From: Tim Berners-Lee <timb@w3.org>

To: gsb-announce@csail.mit.edu

Subject: [csail-related] Toilet Paper Protocol

At 15:41, Andrew Jamoozy Correa wrote:

Have you ever noticed how there are 2 rolls of toilet paper in each stall in the mass-toilets around CSAIL?  I’ve been thinking about it, and I think it has to do with two major things:
    1) that if we use up one first, then the other, no stall will ever run out of paper (there’s a backup!)

This depends on the people who use the stall using the Toilet Paper Protocol.

The TPP is:

a) Always use the smallest roll (users)

b) Replace empty rolls with new (maintenance crew)

The TPP is a great example of a protocol, as it has simple rules by which each participant has to abide, and rewards them by maintaining a common good, the invariant that no user is left without paper.  It is relatively resilient to a small proportion k of users not following it. A critical parameter is the ratio of the frequency µ of visits by maintenance compared to users.

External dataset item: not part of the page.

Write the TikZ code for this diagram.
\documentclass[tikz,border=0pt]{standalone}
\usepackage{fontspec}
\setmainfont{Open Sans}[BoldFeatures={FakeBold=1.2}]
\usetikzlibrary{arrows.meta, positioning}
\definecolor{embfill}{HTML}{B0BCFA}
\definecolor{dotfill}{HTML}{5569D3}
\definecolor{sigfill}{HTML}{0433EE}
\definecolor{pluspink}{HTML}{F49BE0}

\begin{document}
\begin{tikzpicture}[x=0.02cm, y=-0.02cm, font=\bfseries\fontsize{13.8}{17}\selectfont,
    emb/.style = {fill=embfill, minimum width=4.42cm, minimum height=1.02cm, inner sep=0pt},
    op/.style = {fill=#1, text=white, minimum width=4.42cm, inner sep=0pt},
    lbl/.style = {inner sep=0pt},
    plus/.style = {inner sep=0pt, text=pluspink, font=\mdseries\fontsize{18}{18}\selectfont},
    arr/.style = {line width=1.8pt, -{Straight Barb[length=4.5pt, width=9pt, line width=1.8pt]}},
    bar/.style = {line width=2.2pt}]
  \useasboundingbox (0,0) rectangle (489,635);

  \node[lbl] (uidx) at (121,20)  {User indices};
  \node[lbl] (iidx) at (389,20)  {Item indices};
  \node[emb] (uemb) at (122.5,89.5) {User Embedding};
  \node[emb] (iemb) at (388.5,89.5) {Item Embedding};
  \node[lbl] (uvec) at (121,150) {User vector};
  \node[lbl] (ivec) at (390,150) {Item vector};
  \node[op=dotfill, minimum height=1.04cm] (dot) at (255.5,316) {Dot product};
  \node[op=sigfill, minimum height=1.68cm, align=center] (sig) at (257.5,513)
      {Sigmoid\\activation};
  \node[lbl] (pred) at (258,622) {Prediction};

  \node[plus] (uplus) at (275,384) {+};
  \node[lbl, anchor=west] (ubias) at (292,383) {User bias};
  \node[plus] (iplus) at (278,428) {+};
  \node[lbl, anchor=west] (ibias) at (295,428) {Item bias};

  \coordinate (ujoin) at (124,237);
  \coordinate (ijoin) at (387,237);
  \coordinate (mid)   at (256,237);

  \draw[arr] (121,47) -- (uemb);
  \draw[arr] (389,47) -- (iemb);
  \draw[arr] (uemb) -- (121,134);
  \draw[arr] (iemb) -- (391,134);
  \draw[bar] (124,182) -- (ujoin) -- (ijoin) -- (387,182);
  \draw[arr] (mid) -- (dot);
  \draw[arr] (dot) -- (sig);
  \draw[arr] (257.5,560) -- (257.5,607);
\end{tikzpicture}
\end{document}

For further study questions:

1) Find the probability of catastrophic failure of the protocol as a function of k and µ, stating your assumptions.

2) Find examples in the field where the TPP has been egregiously violated. What sort of people use those stalls? What do they study? Build a sociological model of the violations.

3) Compare and contrast the TPP with (a) the Golden Rule, (b) HTTP Caching, (c) The Highway Code (d) PGP (e) The Strategic Arms Limitation Treaty (SALT).